The lightweight, sandwich-style bracket consists of an under laminate, a
perforated sheet in the centre and a carbon-fibre covering in the same
colour as the car, which fits in superbly with the overall look. The
internal metal panel not only absorbs tensile forces, but also helps
secure the light bar, which can easily be removed for transport
The light bar is controlled via a specially developed control panel in the cockpit. Here, the crew can select from various lighting programmes and flash frequencies. The electrics experts have also installed additional flashing LED lgihts on the front and rear of the car. The respective control units stem from the SES specialists and were adapted for use in MotoGP. Blue LEDs are used on the front grille, while the Corona rings surrounding the headlights also flash. On the rear of the car, flashing red LEDs replace the reversing lights found on the production car. All signalling systems can be controlled separately and ensure maximum attention out on the racetrack.

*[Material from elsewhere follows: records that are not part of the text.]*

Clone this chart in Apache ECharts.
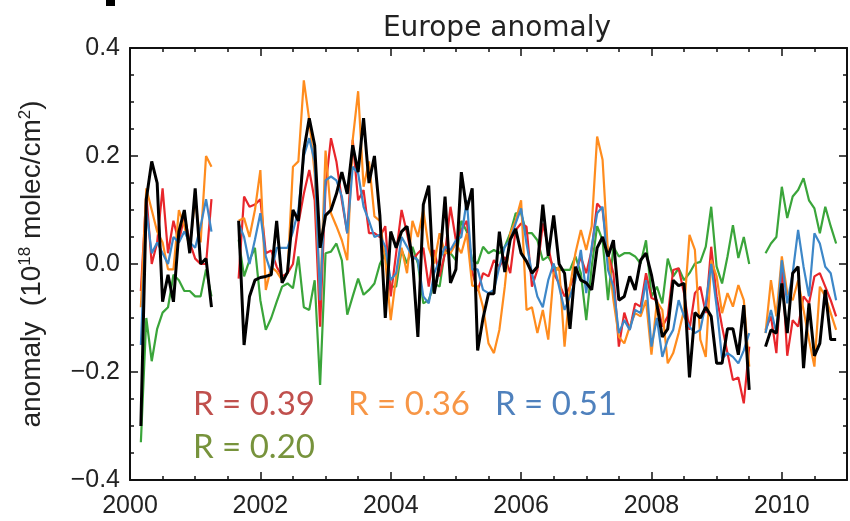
<!DOCTYPE html>
<html lang="en">
<head>
    <meta charset="UTF-8">
    <title>Europe anomaly</title>
    <script src="https://cdn.jsdelivr.net/npm/echarts@6/dist/echarts.min.js"></script>
    <style>
        html, body { margin: 0; padding: 0; background: #fff; }
        #container { width: 850px; height: 521px; }
    </style>
</head>
<body>
<div id="container"></div>

<script type="text/javascript">
    // monthly anomalies, three data segments (month index from Jan 2000)
    var startYear = 2000;
    var segStarts = [2, 20, 117];

    var red1 = [-0.05, 0.13, 0.00, 0.04, 0.14, 0.02, 0.08, 0.04, 0.09, 0.04, 0.01, 0.00, 0.00, 0.12];
    var red2 = [
        -0.027, 0.125, 0.106, 0.11, 0.12, 0.02, 0.025, -0.005, -0.023, -0.017,
        0.0, 0.075, 0.13, 0.174, 0.118, -0.116, 0.143, 0.233, 0.19, 0.118,
        0.057, 0.23, 0.118, 0.137, 0.057, 0.057, 0.05, 0.07, -0.06, 0.02,
        0.10, 0.057, 0.007, 0.02, 0.03, -0.042, 0.026, -0.023, 0.02, 0.106,
        0.044, 0.063, 0.08, -0.015, -0.05, -0.017, -0.023, 0.007, -0.005, 0.013,
        -0.017, 0.063, 0.075, 0.069, -0.042, -0.011, 0.075, 0.032, -0.017, -0.036,
        -0.06, -0.042, -0.017, 0.013, -0.017, 0.026, 0.112, 0.10, 0.02, -0.017,
        -0.153, -0.09, -0.122, -0.073, -0.079, -0.017, -0.063, -0.067, -0.116, -0.097,
        -0.011, -0.008, -0.054, -0.122, -0.054, -0.042, -0.091, 0.032, -0.06, -0.116,
        -0.165, -0.215, -0.21, -0.258, -0.153
    ];
    var red3 = [-0.122, -0.097, -0.165, 0.0, -0.17, -0.104, -0.116, -0.06, -0.073, -0.023, -0.017, -0.042, -0.067, -0.097];

    var orange1 = [-0.08, 0.14, 0.10, 0.06, 0.04, -0.01, -0.01, 0.10, 0.07, 0.03, 0.12, 0.04, 0.20, 0.18];
    var orange2 = [
        0.08, 0.085, 0.05, 0.10, 0.174, -0.048, -0.005, -0.014, -0.03, -0.017,
        0.18, 0.19, 0.34, 0.267, 0.168, -0.067, 0.21, 0.094, 0.07, 0.044,
        0.007, 0.23, 0.32, 0.143, 0.19, 0.088, 0.08, 0.007, -0.104, -0.023,
        0.03, -0.017, 0.08, 0.05, 0.10, 0.03, 0.001, 0.057, 0.02, 0.02,
        0.038, 0.02, 0.057, -0.04, -0.042, -0.08, -0.147, -0.165, -0.122, -0.042,
        0.057, 0.08, 0.118, -0.085, -0.08, -0.128, -0.085, -0.14, -0.017, -0.005,
        -0.153, -0.042, 0.02, 0.063, 0.026, 0.07, 0.236, 0.193, 0.02, -0.067,
        -0.135, -0.147, -0.116, -0.091, -0.097, -0.067, -0.168, -0.07, -0.085, -0.184,
        -0.165, -0.128, -0.085, 0.054, 0.026, -0.14, -0.172, 0.007, -0.023, -0.091,
        -0.054, -0.079, -0.039, -0.067, -0.19
    ];
    var orange3 = [-0.128, -0.03, -0.097, 0.014, -0.054, -0.067, -0.03, -0.085, -0.14, -0.19, -0.042, -0.06, -0.091, -0.122];

    var blue1 = [-0.15, 0.10, 0.02, 0.04, 0.02, 0.00, 0.05, 0.04, 0.06, 0.04, 0.03, 0.07, 0.12, 0.06];
    var blue2 = [
        0.075, 0.05, 0.0, 0.045, 0.094, 0.014, -0.017, 0.03, 0.03, 0.03,
        0.06, 0.10, 0.20, 0.233, 0.19, -0.067, 0.155, 0.162, 0.155, 0.125,
        0.057, 0.18, 0.168, 0.106, 0.08, 0.05, 0.054, 0.032, -0.03, -0.017,
        0.05, 0.032, 0.014, 0.007, -0.06, -0.073, -0.017, 0.007, 0.032, 0.026,
        0.044, 0.05, 0.118, -0.01, -0.01, -0.048, -0.054, -0.048, -0.005, 0.032,
        0.044, 0.075, 0.103, 0.038, -0.017, -0.06, -0.08, -0.03, 0.001, -0.042,
        -0.085, -0.06, -0.03, 0.026, -0.054, 0.032, 0.094, 0.106, -0.011, -0.042,
        -0.128, -0.104, -0.122, -0.085, -0.091, -0.03, -0.153, -0.1, -0.172, -0.14,
        -0.122, -0.067, -0.097, -0.116, -0.128, -0.122, -0.073, 0.0, -0.079, -0.175,
        -0.165, -0.172, -0.184, -0.16, -0.128
    ];
    var blue3 = [-0.128, -0.085, -0.128, 0.007, -0.073, -0.017, 0.063, -0.005, -0.06, 0.057, 0.038, -0.005, -0.017, -0.067];

    var green1 = [-0.33, -0.10, -0.18, -0.12, -0.09, -0.08, -0.02, -0.03, -0.05, -0.05, -0.06, -0.06, -0.01, -0.06];
    var green2 = [
        0.045, -0.023, 0.007, 0.03, -0.067, -0.122, -0.1, -0.07, -0.042, -0.036,
        -0.045, 0.014, -0.08, -0.085, -0.03, -0.224, 0.02, 0.023, 0.038, 0.007,
        -0.094, -0.06, -0.027, -0.057, -0.048, -0.036, 0.0, 0.02, -0.042, -0.042,
        0.026, 0.001, 0.032, 0.001, -0.073, -0.067, -0.036, -0.042, 0.026, 0.02,
        0.007, 0.08, 0.06, 0.007, 0.001, 0.032, 0.02, 0.026, 0.02, 0.032,
        0.057, 0.094, 0.094, 0.057, 0.057, 0.044, 0.007, 0.014, -0.005, -0.011,
        -0.011, -0.011, 0.014, -0.017, -0.104, -0.005, 0.07, 0.044, -0.067, 0.032,
        0.014, 0.02, 0.02, 0.014, 0.001, 0.044, -0.06, -0.042, -0.073, 0.01,
        -0.023, -0.008, -0.03, -0.017, 0.001, 0.004, 0.032, 0.106, -0.005, -0.036,
        0.014, 0.072, 0.011, 0.05, 0.0
    ];
    var green3 = [0.02, 0.038, 0.05, 0.143, 0.085, 0.125, 0.137, 0.159, 0.118, 0.103, 0.057, 0.106, 0.07, 0.038];

    var black1 = [-0.30, 0.12, 0.19, 0.15, -0.07, -0.02, -0.07, 0.06, 0.10, 0.02, 0.14, 0.00, 0.01, -0.08];
    var black2 = [
        0.08, -0.15, -0.06, -0.03, -0.025, -0.023, -0.02, 0.08, -0.035, -0.015,
        0.10, 0.08, 0.21, 0.27, 0.22, 0.03, 0.09, 0.10, 0.13, 0.17,
        0.13, 0.22, 0.17, 0.27, 0.15, 0.20, 0.09, -0.10, 0.06, 0.03,
        0.06, 0.07, 0.01, -0.135, 0.11, 0.145, -0.055, 0.00, 0.125, -0.035,
        -0.01, 0.17, 0.10, 0.14, -0.16, -0.10, -0.055, -0.055, 0.06, -0.015,
        0.045, 0.065, 0.02, 0.005, -0.017, -0.005, 0.11, 0.015, 0.09, 0.0,
        -0.017, -0.12, -0.005, -0.03, -0.035, -0.048, 0.03, 0.05, 0.014, 0.044,
        -0.067, -0.06, -0.023, -0.048, 0.007, 0.02, -0.02, -0.075, -0.135, -0.12,
        -0.03, -0.04, -0.036, -0.21, -0.09, -0.10, -0.08, -0.097, -0.184, -0.184,
        -0.12, -0.12, -0.168, -0.076, -0.233
    ];
    var black3 = [-0.153, -0.122, -0.128, -0.036, -0.128, -0.017, -0.005, -0.193, -0.073, -0.17, -0.147, -0.048, -0.14, -0.14];

    var rLabels = ['R = 0.39', 'R = 0.36', 'R = 0.51', 'R = 0.20'];

    // join segments into [year, value] pairs, with a break between them
    function toPairs(segs) {
        var out = [];
        for (var s = 0; s < segs.length; s++) {
            if (s > 0) out.push([startYear + (segStarts[s] - 1) / 12, '-']);
            for (var i = 0; i < segs[s].length; i++) {
                out.push([startYear + (segStarts[s] + i) / 12, segs[s][i]]);
            }
        }
        return out;
    }

    var myChart = echarts.init(document.getElementById('container'), null, {renderer: 'canvas'});

    var fontMain = 'Liberation Sans';
    var tickStyle = {show: true, inside: true, length: 8, lineStyle: {color: '#111', width: 1.5}};
    var minorStyle = {show: true, splitNumber: 4, length: 4, lineStyle: {color: '#111', width: 1.5}};
    var lineStyleAxis = {show: true, onZero: false, lineStyle: {color: '#111', width: 2}};

    function series(name, data, color, width) {
        return {
            name: name,
            type: 'line',
            data: toPairs(data),
            xAxisIndex: 0,
            yAxisIndex: 0,
            showSymbol: false,
            connectNulls: false,
            lineStyle: {color: color, width: width},
            itemStyle: {color: color},
            animation: false
        };
    }

    var option = {
        backgroundColor: '#fff',
        animation: false,
        title: {
            text: 'Europe anomaly',
            left: 492,
            textAlign: 'center',
            top: 10,
            textStyle: {fontFamily: 'DejaVu Sans', fontWeight: 'normal', fontSize: 28, color: '#222'}
        },
        grid: {left: 130, right: -5, top: 48, bottom: 41, containLabel: false},
        xAxis: [{
            type: 'value', min: 2000, max: 2011, interval: 2, position: 'bottom',
            axisLine: lineStyleAxis, axisTick: tickStyle, minorTick: minorStyle,
            splitLine: {show: false},
            axisLabel: {
                margin: 14, fontFamily: fontMain, fontSize: 25, color: '#222',
                formatter: function (v) { return v % 2 === 0 ? String(v) : ''; }
            }
        }, {
            type: 'value', min: 2000, max: 2011, interval: 2, position: 'top',
            axisLine: lineStyleAxis, axisTick: tickStyle, minorTick: minorStyle,
            splitLine: {show: false}, axisLabel: {show: false}
        }],
        yAxis: [{
            type: 'value', min: -0.4, max: 0.4, interval: 0.2, position: 'left',
            axisLine: lineStyleAxis, axisTick: tickStyle, minorTick: minorStyle,
            splitLine: {show: false},
            axisLabel: {
                margin: 10, fontFamily: fontMain, fontSize: 25, color: '#222',
                formatter: function (v) { return v.toFixed(1).replace('-', '\u2212'); }
            },
            name: '{a|anomaly  (10}{s|18}{a| molec/cm}{s|2}{a|)}',
            nameLocation: 'middle',
            nameGap: 83,
            nameTextStyle: {
                rich: {
                    a: {fontFamily: fontMain, fontSize: 28, color: '#222', lineHeight: 30},
                    s: {fontFamily: fontMain, fontSize: 17, color: '#222', lineHeight: 16, verticalAlign: 'top'}
                }
            }
        }, {
            type: 'value', min: -0.4, max: 0.4, interval: 0.2, position: 'right',
            axisLine: lineStyleAxis, axisTick: tickStyle, minorTick: minorStyle,
            splitLine: {show: false}, axisLabel: {show: false}
        }],
        series: [
            series('green', [green1, green2, green3], '#3aa53a', 2.2),
            series('red', [red1, red2, red3], '#e8262b', 2.2),
            series('orange', [orange1, orange2, orange3], '#ff8c1e', 2.2),
            series('blue', [blue1, blue2, blue3], '#3d87c8', 2.2),
            series('black', [black1, black2, black3], '#000000', 3)
        ],
        graphic: [
            {type: 'rect', left: 106, top: 0, shape: {width: 9, height: 6}, style: {fill: '#000'}},
            {type: 'text', left: 193, top: 388, style: {text: rLabels[0], fontFamily: 'Lato', fontSize: 33, fill: '#c0504d'}},
            {type: 'text', left: 348, top: 388, style: {text: rLabels[1], fontFamily: 'Lato', fontSize: 33, fill: '#f79646'}},
            {type: 'text', left: 495, top: 388, style: {text: rLabels[2], fontFamily: 'Lato', fontSize: 33, fill: '#4f81bd'}},
            {type: 'text', left: 193, top: 431, style: {text: rLabels[3], fontFamily: 'Lato', fontSize: 33, fill: '#77933c'}}
        ]
    };

    myChart.setOption(option);
    window.addEventListener('resize', myChart.resize);
</script>
</body>
</html>
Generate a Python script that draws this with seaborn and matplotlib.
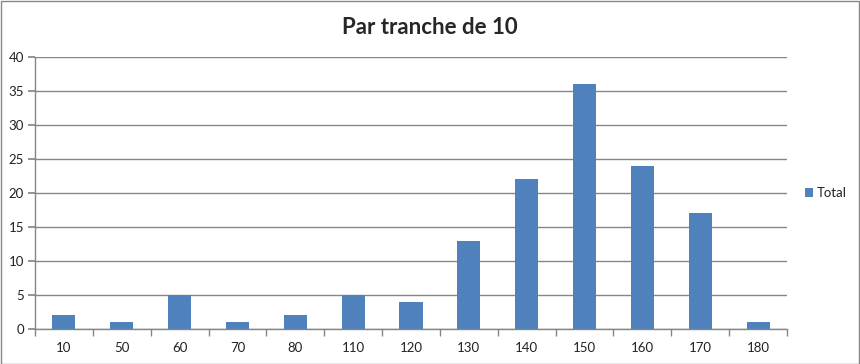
import matplotlib
matplotlib.use("Agg")
import matplotlib.pyplot as plt
import seaborn as sns
import pandas as pd
from matplotlib.patches import Rectangle

categories = ["10", "50", "60", "70", "80", "110", "120", "130", "140", "150", "160", "170", "180"]
totals = [2, 1, 5, 1, 2, 5, 4, 13, 22, 36, 24, 17, 1]
yticks = [0, 5, 10, 15, 20, 25, 30, 35, 40]

df = pd.DataFrame({"tranche": categories, "Total": totals})

sns.set_theme(style="white")
plt.rcParams["font.family"] = ["Lato", "DejaVu Sans"]

fig = plt.figure(figsize=(8.6, 3.64), dpi=100)
ax = fig.add_axes([35/860, 1-329/364, (787-35)/860, (329-57)/364])

bar_color = "#4F81BD"
sns.barplot(data=df, x="tranche", y="Total", color=bar_color, width=0.4,
            saturation=1, ax=ax, label="Total", linewidth=0, edgecolor="none")

ax.set_ylim(0, 40)
ax.set_xlim(-0.5, len(categories) - 0.5)
ax.set_yticks(yticks)
ax.yaxis.grid(True, color="#868686", linewidth=1)
ax.set_axisbelow(True)
ax.set_xlabel("")
ax.set_ylabel("")

for s in ["top", "right"]:
    ax.spines[s].set_visible(False)
for s in ["left", "bottom"]:
    ax.spines[s].set_color("#868686")
    ax.spines[s].set_linewidth(1)

ax.tick_params(axis="y", which="major", length=5, color="#868686", labelsize=9.5, pad=3, left=True, direction="out")
ax.tick_params(axis="x", which="major", length=0, labelsize=9.5, pad=9)
ax.set_xticks([i + 0.5 for i in range(-1, len(categories))], minor=True)
ax.tick_params(axis="x", which="minor", length=5, color="#868686", bottom=True, direction="out")
for lbl in ax.get_xticklabels() + ax.get_yticklabels():
    lbl.set_color("#222222")

fig.suptitle("Par tranche de 10", y=1-27/364, va="center", fontsize=16, fontweight="bold")

leg = ax.legend(loc="center left", bbox_to_anchor=(1.008, 0.5), frameon=False,
                fontsize=9.5, handlelength=0.6, handleheight=0.6, handletextpad=0.3)
for t in leg.get_texts():
    t.set_color("#222222")

fig.patches.append(Rectangle((0.5/860, 0.5/364), 1-1.5/860, 1-1.5/364, transform=fig.transFigure,
                             fill=False, edgecolor="#868686", linewidth=1))

fig.savefig("out.png", dpi=100)
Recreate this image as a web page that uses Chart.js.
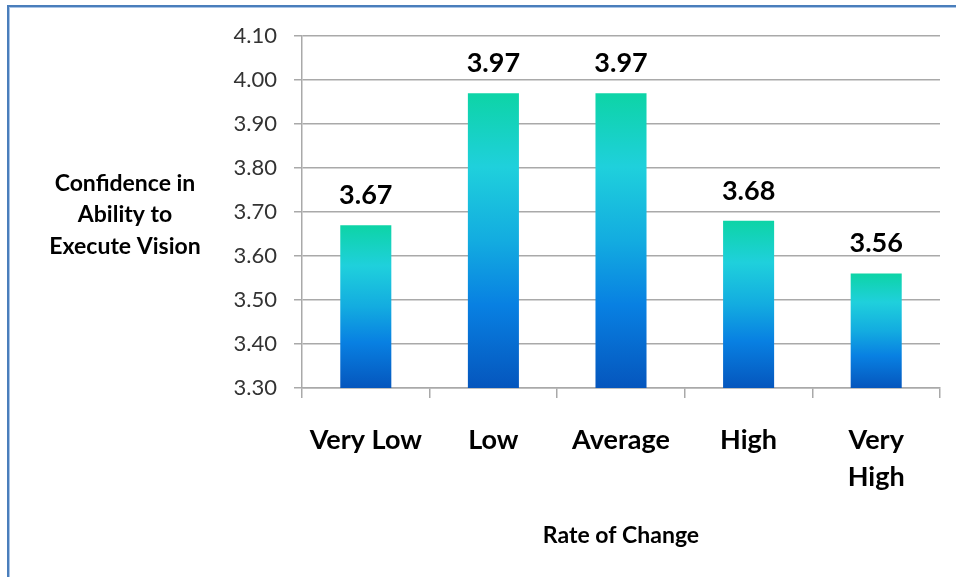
<!DOCTYPE html>
<html>
<head>
<meta charset="utf-8">
<script src="https://cdn.jsdelivr.net/npm/chart.js@4/dist/chart.umd.min.js"></script>
<style>
  html, body { margin: 0; padding: 0; background: #ffffff; }
  #wrap { width: 956px; height: 577px; }
  canvas { display: block; }
</style>
</head>
<body>
<div id="wrap"><canvas id="chart" width="956" height="577"></canvas></div>
<script>
// Rate of change categories and mean confidence scores
const categories = ['Very Low', 'Low', 'Average', 'High', ['Very', 'High']];
const confidence = [3.67, 3.97, 3.97, 3.68, 3.56];
const yTicks = [3.30, 3.40, 3.50, 3.60, 3.70, 3.80, 3.90, 4.00, 4.10];
const yTitleLines = ['Confidence in', 'Ability to', 'Execute Vision'];
const xTitle = 'Rate of Change';

const FONT = 'Lato, "Open Sans", "Liberation Sans", sans-serif';
const GRID = '#a9a9a9';

// Vertical teal-to-blue fill spanning each bar from its top to the baseline
function barGradient(context) {
  const chart = context.chart;
  const y = chart.scales.y;
  if (!y || context.dataIndex === undefined) return '#1aa8e0';
  const v = context.dataset.data[context.dataIndex];
  const top = y.getPixelForValue(v);
  const bottom = y.getPixelForValue(y.min);
  if (!isFinite(top) || !isFinite(bottom) || top === bottom) return '#1aa8e0';
  const g = chart.ctx.createLinearGradient(0, top, 0, bottom);
  g.addColorStop(0.00, '#0dd4a6');
  g.addColorStop(0.25, '#1fd0dc');
  g.addColorStop(0.50, '#13ace0');
  g.addColorStop(0.72, '#0880e2');
  g.addColorStop(1.00, '#0556bd');
  return g;
}

// White page with the blue frame along the top and left edges
const framePlugin = {
  id: 'frame',
  beforeDraw(chart) {
    const { ctx, width, height } = chart;
    ctx.save();
    ctx.fillStyle = '#ffffff';
    ctx.fillRect(0, 0, width, height);
    ctx.fillStyle = '#4a7ebb';
    ctx.fillRect(7, 5, width - 7, 2);
    ctx.fillRect(7, 5, 2, height - 5);
    ctx.fillStyle = '#a9c4e6';
    ctx.fillRect(9, 7, width - 9, 1);
    ctx.fillRect(9, 7, 1, height - 7);
    ctx.restore();
  }
};

// Horizontal, multi-line title to the left of the value axis
const yTitlePlugin = {
  id: 'yTitle',
  afterDraw(chart) {
    const { ctx, chartArea } = chart;
    const mid = (chartArea.top + chartArea.bottom) / 2 + 3;
    const gap = 31.5;
    ctx.save();
    ctx.font = 'bold 23px ' + FONT;
    ctx.fillStyle = '#000000';
    ctx.textAlign = 'center';
    ctx.textBaseline = 'middle';
    yTitleLines.forEach((line, i) => {
      ctx.fillText(line, 125, mid + (i - (yTitleLines.length - 1) / 2) * gap);
    });
    ctx.restore();
  }
};

// Value printed above each bar
const valueLabelPlugin = {
  id: 'valueLabels',
  afterDatasetsDraw(chart) {
    const { ctx } = chart;
    const meta = chart.getDatasetMeta(0);
    ctx.save();
    ctx.font = 'bold 27px ' + FONT;
    ctx.fillStyle = '#000000';
    ctx.textAlign = 'center';
    ctx.textBaseline = 'middle';
    meta.data.forEach((bar, i) => {
      ctx.fillText(confidence[i].toFixed(2), bar.x, bar.y - 30);
    });
    ctx.restore();
  }
};

new Chart(document.getElementById('chart'), {
  type: 'bar',
  data: {
    labels: categories,
    datasets: [{
      data: confidence,
      backgroundColor: barGradient,
      borderWidth: 0,
      categoryPercentage: 1.0,
      barPercentage: 0.4
    }]
  },
  options: {
    responsive: false,
    animation: false,
    devicePixelRatio: 1,
    layout: { padding: { top: 36, right: 16, left: 0, bottom: 0 } },
    plugins: {
      legend: { display: false },
      title: { display: false },
      tooltip: { enabled: false }
    },
    scales: {
      y: {
        min: 3.3,
        max: 4.1,
        afterBuildTicks(scale) {
          scale.ticks = yTicks.map(v => ({ value: v }));
        },
        afterFit(scale) { scale.width = 302; },
        ticks: {
          color: '#333333',
          font: { family: FONT, size: 22 },
          padding: 17,
          callback: v => Number(v).toFixed(2)
        },
        grid: {
          color: GRID,
          lineWidth: 1.5,
          drawTicks: true,
          tickLength: 8
        },
        border: { display: true, color: GRID, width: 1.5 }
      },
      x: {
        afterFit(scale) { scale.height = 577 - 388; },
        ticks: {
          color: '#000000',
          font: { family: FONT, size: 27, weight: 'bold', lineHeight: 1.4 },
          padding: 23,
          maxRotation: 0,
          autoSkip: false
        },
        grid: {
          display: true,
          offset: true,
          drawOnChartArea: false,
          drawTicks: true,
          tickLength: 10,
          color: GRID,
          lineWidth: 1.5
        },
        border: { display: true, color: GRID, width: 1.5 },
        title: {
          display: true,
          text: xTitle,
          color: '#000000',
          font: { family: FONT, size: 23, weight: 'bold' },
          padding: { top: 0, bottom: 28 }
        }
      }
    }
  },
  plugins: [framePlugin, yTitlePlugin, valueLabelPlugin]
});
</script>
</body>
</html>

Components perfectly attuned to one another.
As the project continued, it was the fluid dynamics experts who were put to the test. Although the light bar and roof brackets are designed to be very flat, they still affect the outstanding aerodynamics on the BMW M2 Coupé, particularly at racetrack speed. For the technicians at the prototype workshop, this meant having to come up with suitable countermeasures to compensate for the distruption to the aerodynamics. Inspired by the BMW M4 GTS, they developed an easily adjustable rear wing made of carbon fibre reinforced plastic for the BMW M2 MotoGP Safety Car. This improved the airflow, which had been disrupted by the light bar on the roof, thus reducing the amount of lift on the rear axle.
As the entire chassis functions as one aerodynamic unit, the interaction with the front of the car also had to be optimised. The challenge here was to design a suitable front flap and to adapt it to the existing front skirt. The additions to the front of the car from the M Performance Parts range were to be retained. However, the final version gives little indication of the effort that went into it, as the prototype, consisting of an adapter and splitter, was integrated perfectly in the front skirt. Here too, the BMW M specialists opted for a lightweight layer construction with glass fibre laminate and carbon fibre inlays. As a result, the front flap, rear wing and diffusor work perfectly together and guarantee the required amount of downforce and traction.
Designed for the racetrack.
Although the M Performance coilover suspension and Michelin Cup tyres are wonderfully in harmony with the standard M compound brakes on the BMW M2 Coupé, the management in the M factory opted for carbon-ceramic brakes derived from the BMW M3/M4.
The lightweight carbon-ceramic brakes are corrosion-free, extremely thermally stable, particularly hard-wearking and significantly reduce the unsprung weight. Despite the optmised performance, the Safety Car is actually easier to maintain – another advantage, given the packed MotoGP calendar.
When it comes to the exhaust, the engineers have put their faith in tried-and-tested M Performance material. However, the system was stripped down completely for its outings in the motorcycle world championship. The reason: without silencer, catalytic converter and flap system, the BMW M2 MotoGP Safety Car can still be heard over the roar of the prototype motorcycles on their installation lap.
Finally, a racing hood latch was fitted in Garching. And because the BMW M2 MotoGP Safety Car will also be used in overseas races, a battery master switch and fuel pumping device help to guarantee safety when being transported by air.
The final touch.
Shortly before the end of the project, the attention switched back to the upholsterers. Many trim parts in the interior were re-upholstered – a task that required considerable effort. Again, it is hard to imagine the amount of work involved, as new unfinished parts were required for all the trims. These then had to be covered with leather or Alcantara, before being welded using ultrasound.
To cut a long story short: the interior and exterior of the new BMW M2 MotoGP Safety Car represent the racing know-how of BMW M Division in its purest form. Many of the prototype parts on the new highlight of the Safety Car fleet feature the colour gold. As well as the basic paintwork in Alpine White and the typical BMW M livery, the car also features striking gold components, such as the roll cage, wheels, brake calipers, rear wing mounts, seat brackets, steering wheel spokes and contrast stitching.
The golden badge in the decorative trim is proof that the staff in the M factory give their full attention to even the smallest of details. It features a special engraving, underscoring the fat that the new BMW M2 MotoGP Safety Car is one of a kind.